The female Hot Shots I talked to said they were prouder of their time on the Los Padres crew than anything else they have achieved. Diane Pryce is now an air-tactical supervisor in Utah, flying over fires to make sure retardant drops hit their marks and crews stay safe. Working for the “shots,” she says, instilled an attitude -- “Be professional and pull your own weight” -- that has earned her respect at every step as she advanced to become the first woman smoke jumper in California and then Alaska, following a Los Padres Hot Shot who became the first female smoke jumper in the United States.

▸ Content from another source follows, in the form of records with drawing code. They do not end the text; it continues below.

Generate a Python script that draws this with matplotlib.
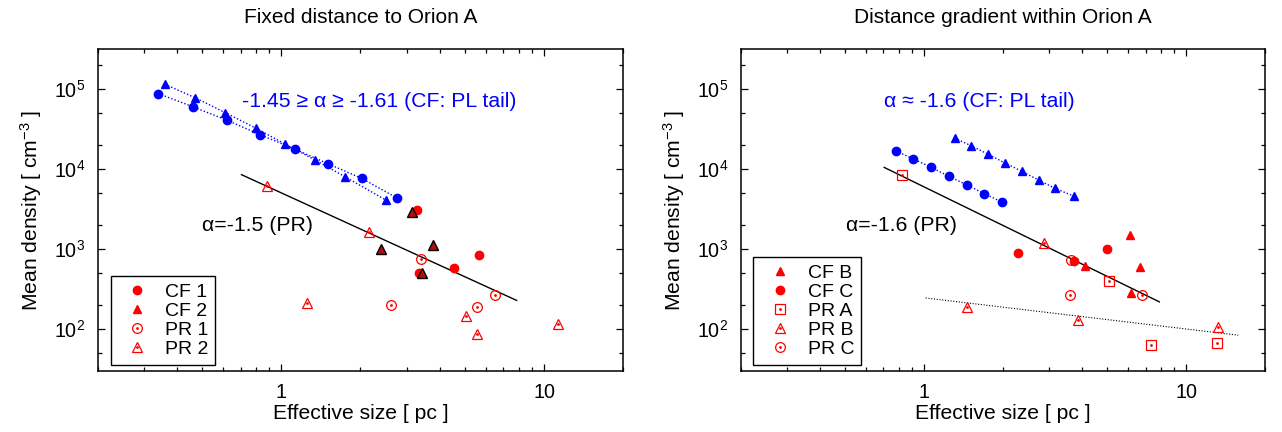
import numpy as np
import matplotlib
matplotlib.use('Agg')
import matplotlib.pyplot as plt
from matplotlib.ticker import LogLocator, NullFormatter
from matplotlib.lines import Line2D

plt.rcParams['font.family'] = ['Liberation Sans', 'DejaVu Sans']
plt.rcParams['mathtext.fontset'] = 'custom'
plt.rcParams['mathtext.rm'] = 'Liberation Sans'
plt.rcParams['mathtext.it'] = 'Liberation Sans:italic'
plt.rcParams['mathtext.default'] = 'regular'

# ---------------- Left panel data: fixed distance ----------------
L_cf1_tail_x = [0.34, 0.4615, 0.62, 0.832, 1.123, 1.503, 2.023, 2.749]
L_cf1_tail_y = [86700, 59200, 40400, 26500, 17600, 11540, 7570, 4320]
L_cf2_tail_x = [0.360, 0.471, 0.61, 0.799, 1.032, 1.341, 1.744, 2.49]
L_cf2_tail_y = [113500, 76600, 50300, 32100, 20300, 12900, 7950, 4080]

L_cf1_x = [3.27, 5.66, 4.52, 3.35]
L_cf1_y = [3060, 825, 568, 497]
L_cf2_x = [3.13, 2.398, 3.79, 3.43]
L_cf2_y = [2910, 980, 1121, 502]
L_pr1_x = [3.41, 2.617, 5.55, 6.50]
L_pr1_y = [750, 201, 187, 262]
L_pr2_x = [0.882, 2.151, 1.251, 5.04, 5.55, 11.3]
L_pr2_y = [6140, 1610, 210, 145, 85.7, 116]

L_fit_xrange = [0.705, 7.85]
L_fit_amp = 4984
L_fit_slope = -1.5

# ---------------- Right panel data: distance gradient ----------------
R_cfc_tail_x = [0.781, 0.911, 1.067, 1.244, 1.457, 1.70, 1.99]
R_cfc_tail_y = [16750, 13200, 10380, 8020, 6270, 4880, 3805]
R_cfb_tail_x = [1.308, 1.514, 1.750, 2.038, 2.364, 2.734, 3.16, 3.72]
R_cfb_tail_y = [24100, 19340, 15240, 11780, 9260, 7230, 5680, 4550]

R_cfb_x = [6.08, 6.64, 6.17, 4.11]
R_cfb_y = [1507, 590, 283, 607]
R_cfc_x = [2.283, 5.0, 3.735]
R_cfc_y = [881, 980, 701]
R_pra_x = [0.821, 5.07, 7.37, 13.08]
R_pra_y = [8350, 395, 63.7, 65.6]
R_prb_x = [2.873, 1.453, 3.868, 13.19]
R_prb_y = [1174, 187, 130.6, 106.9]
R_prc_x = [3.65, 3.60, 6.77]
R_prc_y = [715, 262, 267]

R_fit_xrange = [0.705, 7.9]
R_fit_amp = 5933
R_fit_slope = -1.6
R_flat_xrange = [1.015, 15.8]
R_flat_amp = 244.4
R_flat_slope = -0.39

BLUE = '#0000ff'
RED = '#ff0000'
FS_TICK = 14.2
FS_LEG = 14
FS_LAB = 15.2
FS_TITLE = 15
FS_ANN = 15.3

fig = plt.figure(figsize=(12.82, 4.32), dpi=100)
axL = fig.add_axes([0.0762, 0.1419, 0.41, 0.744])
axR = fig.add_axes([0.5778, 0.1419, 0.409, 0.744])

DOT = dict(linestyle='none', marker='.', ms=2.0, color=RED)


def style_axis(ax):
    ax.set_xscale('log')
    ax.set_yscale('log')
    ax.set_xlim(0.2, 20)
    ax.set_ylim(30, 3.1e5)
    ax.xaxis.set_major_locator(LogLocator(base=10, subs=(1.0,)))
    ax.xaxis.set_minor_locator(LogLocator(base=10, subs=np.arange(2, 10)))
    ax.yaxis.set_major_locator(LogLocator(base=10, subs=(1.0,)))
    ax.yaxis.set_minor_locator(LogLocator(base=10, subs=(2.0, 5.0)))
    ax.xaxis.set_minor_formatter(NullFormatter())
    ax.yaxis.set_minor_formatter(NullFormatter())
    ax.xaxis.set_major_formatter(matplotlib.ticker.FuncFormatter(lambda v, p: '%g' % v))
    ax.tick_params(which='both', direction='in', top=True, right=True,
                   labelsize=FS_TICK, pad=9, width=0.9)
    ax.tick_params(which='major', length=5)
    ax.tick_params(which='minor', length=3)
    for s in ax.spines.values():
        s.set_linewidth(1.1)
    ax.set_xlabel('Effective size [ pc ]', fontsize=FS_LAB, labelpad=1)
    ax.set_ylabel('Mean density [ cm$^{-3}$ ]', fontsize=FS_LAB, labelpad=7)


def open_with_dot(ax, x, y, marker, ms):
    ax.plot(x, y, linestyle='none', marker=marker, ms=ms, mfc='none', mec=RED, mew=0.9)
    ax.plot(x, y, **DOT)


# ---------------- Left ----------------
style_axis(axL)
axL.plot(L_cf2_tail_x, L_cf2_tail_y, color=BLUE, ls=(0, (1, 1.5)), lw=1.0,
         marker='^', ms=6, mfc=BLUE, mec=BLUE)
axL.plot(L_cf1_tail_x, L_cf1_tail_y, color=BLUE, ls=(0, (1, 1.5)), lw=1.0,
         marker='o', ms=6, mfc=BLUE, mec=BLUE)
fx = np.array(L_fit_xrange)
axL.plot(fx, L_fit_amp * fx ** L_fit_slope, color='black', lw=1.0)
axL.plot(L_cf1_x, L_cf1_y, ls='none', marker='o', ms=6, color=RED)
axL.plot(L_cf2_x, L_cf2_y, ls='none', marker='^', ms=7, mfc='#b01010', mec='black', mew=1.0)
open_with_dot(axL, L_pr1_x, L_pr1_y, 'o', 7)
open_with_dot(axL, L_pr2_x, L_pr2_y, '^', 7)
axL.text(0.274, 0.839, '-1.45 \u2265 \u03b1 \u2265 -1.61 (CF: PL tail)', color=BLUE,
         fontsize=FS_ANN, transform=axL.transAxes, ha='left', va='center')
axL.text(0.198, 0.453, '\u03b1=-1.5 (PR)', color='black', fontsize=FS_ANN,
         transform=axL.transAxes, ha='left', va='center')
axL.set_title('Fixed distance to Orion A', fontsize=FS_TITLE, pad=19)

hL = [Line2D([], [], ls='none', marker='o', ms=6, color=RED),
      Line2D([], [], ls='none', marker='^', ms=6, color=RED),
      (Line2D([], [], ls='none', marker='o', ms=7, mfc='none', mec=RED, mew=0.9), Line2D([], [], **DOT)),
      (Line2D([], [], ls='none', marker='^', ms=7, mfc='none', mec=RED, mew=0.9), Line2D([], [], **DOT))]
legL = axL.legend(hL, ['CF 1', 'CF 2', 'PR 1', 'PR 2'], loc='lower left',
                  bbox_to_anchor=(0.0247, 0.0177), borderaxespad=0, fontsize=FS_LEG,
                  handlelength=2.0, handletextpad=0.45, labelspacing=0.08,
                  borderpad=0.35, fancybox=False, edgecolor='black', framealpha=1)
legL.get_frame().set_linewidth(1.0)

# ---------------- Right ----------------
style_axis(axR)
axR.plot(R_cfb_tail_x, R_cfb_tail_y, color=BLUE, ls=(0, (1, 1.5)), lw=1.0,
         marker='^', ms=6, mfc=BLUE, mec=BLUE)
axR.plot(R_cfc_tail_x, R_cfc_tail_y, color=BLUE, ls=(0, (1, 1.5)), lw=1.0,
         marker='o', ms=6, mfc=BLUE, mec=BLUE)
fx = np.array(R_fit_xrange)
axR.plot(fx, R_fit_amp * fx ** R_fit_slope, color='black', lw=1.0)
fx = np.array(R_flat_xrange)
axR.plot(fx, R_flat_amp * fx ** R_flat_slope, color='black', lw=0.8, ls=(0, (1, 1.5)))
axR.plot(R_cfb_x, R_cfb_y, ls='none', marker='^', ms=6, color=RED)
axR.plot(R_cfc_x, R_cfc_y, ls='none', marker='o', ms=6, color=RED)
open_with_dot(axR, R_pra_x, R_pra_y, 's', 7)
open_with_dot(axR, R_prb_x, R_prb_y, '^', 7)
open_with_dot(axR, R_prc_x, R_prc_y, 'o', 7)
axR.text(0.274, 0.839, '\u03b1 \u2248 -1.6 (CF: PL tail)', color=BLUE,
         fontsize=FS_ANN, transform=axR.transAxes, ha='left', va='center')
axR.text(0.2, 0.453, '\u03b1=-1.6 (PR)', color='black', fontsize=FS_ANN,
         transform=axR.transAxes, ha='left', va='center')
axR.set_title('Distance gradient within Orion A', fontsize=FS_TITLE, pad=19)

hR = [Line2D([], [], ls='none', marker='^', ms=6, color=RED),
      Line2D([], [], ls='none', marker='o', ms=6, color=RED),
      (Line2D([], [], ls='none', marker='s', ms=7, mfc='none', mec=RED, mew=0.9), Line2D([], [], **DOT)),
      (Line2D([], [], ls='none', marker='^', ms=7, mfc='none', mec=RED, mew=0.9), Line2D([], [], **DOT)),
      (Line2D([], [], ls='none', marker='o', ms=7, mfc='none', mec=RED, mew=0.9), Line2D([], [], **DOT))]
legR = axR.legend(hR, ['CF B', 'CF C', 'PR A', 'PR B', 'PR C'], loc='lower left',
                  bbox_to_anchor=(0.024, 0.0177), borderaxespad=0, fontsize=FS_LEG,
                  handlelength=2.0, handletextpad=0.45, labelspacing=0.08,
                  borderpad=0.35, fancybox=False, edgecolor='black', framealpha=1)
legR.get_frame().set_linewidth(1.0)

fig.savefig('out.png', dpi=100)
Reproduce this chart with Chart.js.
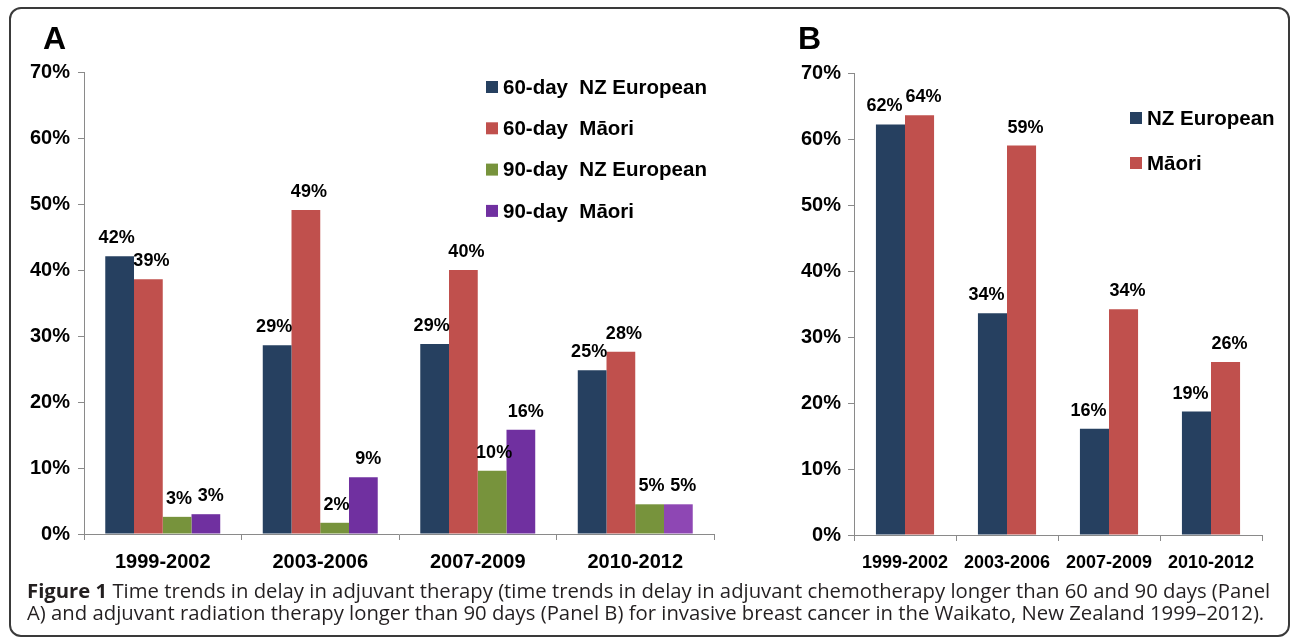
<!DOCTYPE html>
<html>
<head>
<meta charset="utf-8">
<script src="https://cdn.jsdelivr.net/npm/chart.js@4.4.1/dist/chart.umd.min.js"></script>
<style>
  html, body { margin: 0; padding: 0; background: #fff; }
  #wrap { position: relative; width: 1290px; height: 638px; overflow: hidden; background: #fff; }
  #frame { position: absolute; left: 9px; top: 7px; width: 1281px; height: 630px; border: 2px solid #3a3a3a; border-radius: 12px; box-sizing: border-box; }
  .panel { position: absolute; top: 0; }
  .ptitle { position: absolute; font-family: "Liberation Sans", Arial, sans-serif; font-weight: bold; font-size: 32px; line-height: 32px; color: #000; }
  #caption { position: absolute; left: 27px; top: 579px; font-family: "Open Sans", sans-serif; font-size: 20.3px; line-height: 22px; color: #231f20; white-space: nowrap; }
  #caption b { font-weight: bold; }
</style>
</head>
<body>
<div id="wrap">
  <div id="frame"></div>
  <canvas id="chartA" class="panel" width="760" height="580" style="left:0px;width:760px;height:580px;"></canvas>
  <canvas id="chartB" class="panel" width="530" height="580" style="left:760px;width:530px;height:580px;"></canvas>
  <div class="ptitle" style="left:43px;top:22px;">A</div>
  <div class="ptitle" style="left:798px;top:22px;">B</div>
  <div id="caption"><b>Figure 1</b> Time trends in delay in adjuvant therapy (time trends in delay in adjuvant chemotherapy longer than 60 and 90 days (Panel<br>A) and adjuvant radiation therapy longer than 90 days (Panel B) for invasive breast cancer in the Waikato, New Zealand 1999–2012).</div>
</div>
<script>
// ---- data ----
const categories = ['1999-2002', '2003-2006', '2007-2009', '2010-2012'];
const panelA_60_NZEuropean = [42.1, 28.6, 28.8, 24.8];
const panelA_60_Maori      = [38.6, 49.1, 40.0, 27.6];
const panelA_90_NZEuropean = [2.6, 1.7, 9.6, 4.5];
const panelA_90_Maori      = [3.0, 8.6, 15.8, 4.5];
const panelB_NZEuropean    = [62.2, 33.6, 16.1, 18.7];
const panelB_Maori         = [63.6, 59.0, 34.2, 26.2];
const yTickValues = [0, 10, 20, 30, 40, 50, 60, 70];

// ---- style ----
const FONT = '"Liberation Sans", Arial, Helvetica, sans-serif';
const NAVY = '#264060', RED = '#C0504D', GREEN = '#77933C', PURPLE = '#7030A0', PURPLE_LIGHT = '#8E47B4';
const AXIS = '#8a8a8a';

const valueLabels = {
  id: 'valueLabels',
  afterDatasetsDraw(chart, args, opts) {
    const ctx = chart.ctx;
    ctx.save();
    ctx.font = 'bold ' + opts.size + 'px ' + FONT;
    ctx.fillStyle = '#000';
    ctx.textAlign = 'center';
    ctx.textBaseline = 'alphabetic';
    chart.data.datasets.forEach((ds, i) => {
      const meta = chart.getDatasetMeta(i);
      const dx = (opts.dx && opts.dx[i]) || 0;
      meta.data.forEach((bar, j) => {
        const v = ds.data[j];
        ctx.fillText(Math.round(v) + '%', bar.x + dx, bar.y - opts.gap);
      });
    });
    ctx.restore();
  }
};

const boxLegend = {
  id: 'boxLegend',
  afterDraw(chart, args, opts) {
    const ctx = chart.ctx;
    ctx.save();
    ctx.font = 'bold ' + opts.size + 'px ' + FONT;
    ctx.textAlign = 'left';
    ctx.textBaseline = 'middle';
    chart.data.datasets.forEach((ds, i) => {
      const cy = opts.y + i * opts.step;
      const col = Array.isArray(ds.backgroundColor) ? ds.backgroundColor[0] : ds.backgroundColor;
      ctx.fillStyle = col;
      ctx.fillRect(opts.x, cy - opts.box / 2, opts.box, opts.box);
      ctx.fillStyle = '#000';
      ctx.fillText(ds.label, opts.x + opts.box + 5, cy + 1);
    });
    ctx.restore();
  }
};

function yAxis(width, fontSize, pad) {
  return {
    min: 0, max: 70,
    afterFit: s => { s.width = width; },
    afterBuildTicks: s => { s.ticks = yTickValues.map(v => ({ value: v })); },
    ticks: { callback: v => v + '%', color: '#000', padding: pad, font: { family: FONT, size: fontSize, weight: 'bold' } },
    grid: { drawOnChartArea: false, drawTicks: true, tickLength: 6, color: AXIS },
    border: { color: AXIS, width: 1 }
  };
}
function xAxis(height, fontSize, pad) {
  return {
    afterFit: s => { s.height = height; },
    ticks: { color: '#000', padding: pad, maxRotation: 0, autoSkip: false, font: { family: FONT, size: fontSize, weight: 'bold' } },
    grid: { drawOnChartArea: false, drawTicks: true, tickLength: 6, color: AXIS, offset: true },
    border: { color: AXIS, width: 1 }
  };
}

new Chart(document.getElementById('chartA'), {
  type: 'bar',
  data: {
    labels: categories,
    datasets: [
      { label: '60-day  NZ European', data: panelA_60_NZEuropean, backgroundColor: NAVY },
      { label: '60-day  Māori', data: panelA_60_Maori, backgroundColor: RED },
      { label: '90-day  NZ European', data: panelA_90_NZEuropean, backgroundColor: GREEN },
      { label: '90-day  Māori', data: panelA_90_Maori, backgroundColor: [PURPLE, PURPLE, PURPLE, PURPLE_LIGHT] }
    ]
  },
  plugins: [valueLabels, boxLegend],
  options: {
    responsive: false, animation: false, devicePixelRatio: 1,
    layout: { padding: { left: 0, top: 72, right: 46, bottom: 0 } },
    datasets: { bar: { categoryPercentage: 0.73, barPercentage: 1.0, borderWidth: 0 } },
    scales: { x: xAxis(46, 20, 10), y: yAxis(84, 20, 8) },
    plugins: {
      legend: { display: false }, tooltip: { enabled: false },
      valueLabels: { size: 18, gap: 13, dx: [-3, 3, 2, 5] },
      boxLegend: { x: 486, y: 87, step: 41.3, box: 12, size: 20.5 }
    }
  }
});

new Chart(document.getElementById('chartB'), {
  type: 'bar',
  data: {
    labels: categories,
    datasets: [
      { label: 'NZ European', data: panelB_NZEuropean, backgroundColor: NAVY },
      { label: 'Māori', data: panelB_Maori, backgroundColor: RED }
    ]
  },
  plugins: [valueLabels, boxLegend],
  options: {
    responsive: false, animation: false, devicePixelRatio: 1,
    layout: { padding: { left: 0, top: 73, right: 28, bottom: 0 } },
    datasets: { bar: { categoryPercentage: 0.57, barPercentage: 1.0, borderWidth: 0 } },
    scales: { x: xAxis(45, 18, 11), y: yAxis(94, 20, 7) },
    plugins: {
      legend: { display: false }, tooltip: { enabled: false },
      valueLabels: { size: 18, gap: 13, dx: [-6, 4] },
      boxLegend: { x: 370, y: 118, step: 45, box: 12, size: 20.5 }
    }
  }
});
</script>
</body>
</html>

It’s telling, though, that Pryce does not weigh the worth of the crew and its leaders solely by what they have done for her gender. “I’ve watched them make men, good men, out of a lot of boys,” she says.

The Forest Service brass for California are still weighing what to do about the crew-buggy affair. They have reprimanded the Hot Shots’ leaders and ordered statewide training to make it clear that sexual harassment won’t be tolerated. They also launched an investigation. If it turns out that someone did something worse than post raunchy pictures -- something that actually hurt an employee or made it harder for a woman to do her job -- the agency should discipline the culprit accordingly.

But before firing good leaders or disbanding a whole crew because a few critics are offended by pictures they had no reason to see, Forest Service muckety-mucks should talk to the women who say the Los Padres Hot Shots made them better firefighters -- indeed, better people. The Forest Service, as a federal agency, should set an example for the working world by judging the Los Padres crew not on such abstract criteria as perceived sexism but by how it treats the individual men and women willing to endure its unadulterated toughening rituals -- which, paradoxically, prove gentling in the end.